• [What you need to do] Begin with the first line below and retype each line exactly through the line containing "115e-9, 114e-9, 114e-9]". Any pictures are to be left out.
━━━━━ Dataset extract ━━━━━
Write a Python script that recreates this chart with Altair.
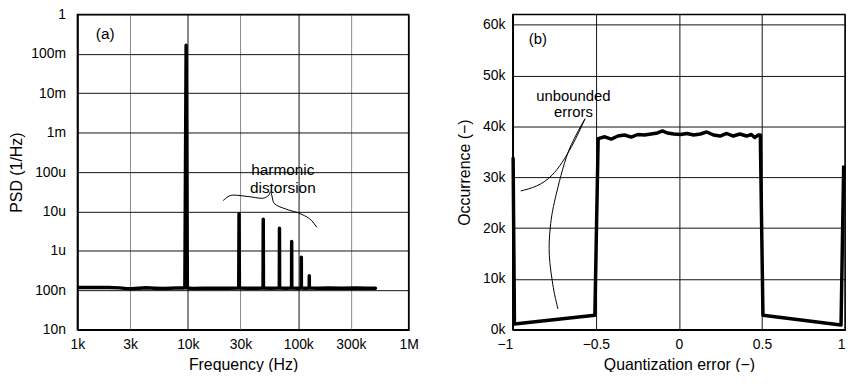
import altair as alt
import pandas as pd

# ---------------- panel (a): PSD ----------------
freq_hz = [1000, 1400, 1900, 2400, 2800, 3100, 3600, 4200, 5000, 6000,
           7000, 8000, 9000, 9400, 9650, 9900, 11000, 14000, 18000, 23000,
           28900, 29100, 29300, 35000, 42000, 48000, 48200, 48400, 56000, 67400,
           67600, 67800, 77000, 87000, 87200, 87400, 97000, 106400, 106600, 106800,
           116000, 125700, 125900, 126100, 150000, 190000, 250000, 330000, 420000, 500000]
psd_val = [118e-9, 118e-9, 118e-9, 116e-9, 111e-9, 110e-9, 113e-9, 117e-9, 114e-9, 112e-9,
           114e-9, 116e-9, 115e-9, 116e-9, 0.165, 115e-9, 112e-9, 114e-9, 113e-9, 114e-9,
           115e-9, 8.8e-6, 115e-9, 113e-9, 114e-9, 115e-9, 6.4e-6, 115e-9, 114e-9, 115e-9,
           3.77e-6, 115e-9, 114e-9, 115e-9, 1.74e-6, 115e-9, 114e-9, 115e-9, 0.69e-6, 115e-9,
           114e-9, 115e-9, 0.237e-6, 115e-9, 114e-9, 115e-9, 114e-9, 115e-9, 114e-9, 114e-9]

brace_freq = [20900, 25400, 35900, 47200, 54200, 56100, 60100, 76600, 108000, 132800, 147300]
brace_psd = [1.91e-5, 2.62e-5, 2.39e-5, 2.17e-5, 2.62e-5, 3.18e-5, 1.64e-5, 1.17e-5, 8.47e-6, 5.83e-6, 3.99e-6]

a_text = ["(a)", "harmonic\ndistorsion"]
a_text_freq = [1785, 72500]
a_text_psd = [0.31, 1.12e-4]

psd_y_ticks = [1e-8, 1e-7, 1e-6, 1e-5, 1e-4, 1e-3, 1e-2, 1e-1, 1]
freq_x_ticks = [1000, 3000, 10000, 30000, 100000, 300000, 1000000]

# ---------------- panel (b): histogram ----------------
err_x = [-0.998, -0.990, -0.506, -0.486, -0.446, -0.407, -0.367, -0.327, -0.287, -0.248,
         -0.208, -0.168, -0.129, -0.099, -0.070, -0.030, 0.010, 0.049, 0.089, 0.129,
         0.168, 0.208, 0.248, 0.288, 0.327, 0.367, 0.407, 0.436, 0.456, 0.476,
         0.490, 0.506, 0.976, 0.992]
occ = [33900, 1140, 2850, 37600, 37950, 37500, 38100, 38300, 37900, 38400,
       38300, 38500, 38700, 39100, 38700, 38500, 38400, 38600, 38300, 38500,
       38900, 38300, 38100, 38600, 38100, 38500, 38100, 38400, 37800, 38300,
       38300, 2850, 950, 32300]

curve1_x = [-0.565, -0.645, -0.764, -0.952]
curve1_y = [41500, 36100, 30400, 27300]
curve2_x = [-0.565, -0.667, -0.744, -0.774, -0.780, -0.756, -0.728]
curve2_y = [41500, 34900, 25900, 20200, 14600, 8300, 4100]

b_text = ["(b)", "unbounded\nerrors"]
b_text_x = [-0.849, -0.635]
b_text_y = [57200, 45900]

occ_y_ticks = [0, 10000, 20000, 30000, 40000, 50000, 60000]
err_x_ticks = [-1, -0.5, 0, 0.5, 1]

FONT = "Liberation Sans"
W1, W2, H = 334, 335, 318

# ---------- build (a) ----------
df_psd = pd.DataFrame({"f": freq_hz, "p": psd_val, "i": range(len(freq_hz))})
df_brace = pd.DataFrame({"f": brace_freq, "p": brace_psd, "i": range(len(brace_freq))})
df_at = pd.DataFrame({"f": a_text_freq, "p": a_text_psd, "t": a_text})

xa = alt.X("f:Q", scale=alt.Scale(type="log", domain=[1000, 1000000], nice=False),
           axis=alt.Axis(title="Frequency (Hz)", values=freq_x_ticks, format="~s",
                         labelFlush=False, ticks=False, labelPadding=8, titlePadding=5,
                         gridColor={"condition": {"test": "substring(format(datum.value,'~s'),0,1)=='3'",
                                                  "value": "#8a8a8a"}, "value": "#111"}))
ya = alt.Y("p:Q", scale=alt.Scale(type="log", domain=[1e-8, 1], nice=False),
           axis=alt.Axis(title="PSD (1/Hz)", values=psd_y_ticks,
                         labelExpr="replace(format(datum.value,'~s'),'µ','u')",
                         ticks=False, labelPadding=12, titlePadding=6))

psd_line = alt.Chart(df_psd).mark_line(color="black", strokeWidth=3.5, strokeCap="round",
                                       strokeJoin="round", clip=True).encode(x=xa, y=ya, order="i:Q")
brace = alt.Chart(df_brace).mark_line(color="black", strokeWidth=1, interpolate="monotone").encode(
    x="f:Q", y="p:Q", order="i:Q")
a_txt = alt.Chart(df_at).mark_text(font=FONT, fontSize=15.5, align="center", baseline="middle",
                                   lineBreak="\n", lineHeight=18,
                                   color="black").encode(x="f:Q", y="p:Q", text="t:N")
left = alt.layer(psd_line, brace, a_txt).properties(width=W1, height=H)

# ---------- build (b) ----------
df_occ = pd.DataFrame({"e": err_x, "o": occ, "i": range(len(err_x))})
df_c1 = pd.DataFrame({"e": curve1_x, "o": curve1_y, "i": range(len(curve1_x))})
df_c2 = pd.DataFrame({"e": curve2_x, "o": curve2_y, "i": range(len(curve2_x))})
df_bt = pd.DataFrame({"e": b_text_x, "o": b_text_y, "t": b_text})

xb = alt.X("e:Q", scale=alt.Scale(domain=[-1, 1], nice=False),
           axis=alt.Axis(title="Quantization error (−)", values=err_x_ticks, format="~g",
                         labelFlush=False, ticks=False, labelPadding=8, titlePadding=5,
                         labelAlign={"condition": {"test": "abs(datum.value) == 1", "value": "right"},
                                     "value": "center"}))
yb = alt.Y("o:Q", scale=alt.Scale(domain=[0, 62000], nice=False),
           axis=alt.Axis(title="Occurrence (−)", values=occ_y_ticks, format="~s",
                         ticks=False, labelPadding=8, titlePadding=10))

occ_line = alt.Chart(df_occ).mark_line(color="black", strokeWidth=3.5, strokeJoin="round").encode(
    x=xb, y=yb, order="i:Q")
c1 = alt.Chart(df_c1).mark_line(color="black", strokeWidth=1, interpolate="monotone").encode(
    x="e:Q", y="o:Q", order="i:Q")
c2 = alt.Chart(df_c2).mark_line(color="black", strokeWidth=1, interpolate="cardinal").encode(
    x="e:Q", y="o:Q", order="i:Q")
b_txt = alt.Chart(df_bt).mark_text(font=FONT, fontSize=15, align="center", baseline="middle",
                                   lineBreak="\n", lineHeight=16,
                                   color="black").encode(x="e:Q", y="o:Q", text="t:N")
right = alt.layer(occ_line, c1, c2, b_txt).properties(width=W2, height=H)

chart = alt.hconcat(left, right, spacing=105, bounds="flush").properties(
    padding={"left": 0, "top": -3, "right": 0, "bottom": -3},
).configure(font=FONT).configure_view(stroke="black", strokeWidth=1.5).configure_axis(
    grid=True, gridColor="#111", gridWidth=1, gridOpacity=1,
    domainColor="black", domainWidth=1.5,
    labelFont=FONT, labelFontSize=14, labelColor="black",
    titleFont=FONT, titleFontSize=16, titleFontWeight="normal", titleColor="black",
)

chart.save("out.html", embed_options={"renderer": "svg", "actions": False})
━━━━━
• [Complete response]
Write a Python script that recreates this chart with Altair.
import altair as alt
import pandas as pd

# ---------------- panel (a): PSD ----------------
freq_hz = [1000, 1400, 1900, 2400, 2800, 3100, 3600, 4200, 5000, 6000,
           7000, 8000, 9000, 9400, 9650, 9900, 11000, 14000, 18000, 23000,
           28900, 29100, 29300, 35000, 42000, 48000, 48200, 48400, 56000, 67400,
           67600, 67800, 77000, 87000, 87200, 87400, 97000, 106400, 106600, 106800,
           116000, 125700, 125900, 126100, 150000, 190000, 250000, 330000, 420000, 500000]
psd_val = [118e-9, 118e-9, 118e-9, 116e-9, 111e-9, 110e-9, 113e-9, 117e-9, 114e-9, 112e-9,
           114e-9, 116e-9, 115e-9, 116e-9, 0.165, 115e-9, 112e-9, 114e-9, 113e-9, 114e-9,
           115e-9, 8.8e-6, 115e-9, 113e-9, 114e-9, 115e-9, 6.4e-6, 115e-9, 114e-9, 115e-9,
           3.77e-6, 115e-9, 114e-9, 115e-9, 1.74e-6, 115e-9, 114e-9, 115e-9, 0.69e-6, 115e-9,
           114e-9, 115e-9, 0.237e-6, 115e-9, 114e-9, 115e-9, 114e-9, 115e-9, 114e-9, 114e-9]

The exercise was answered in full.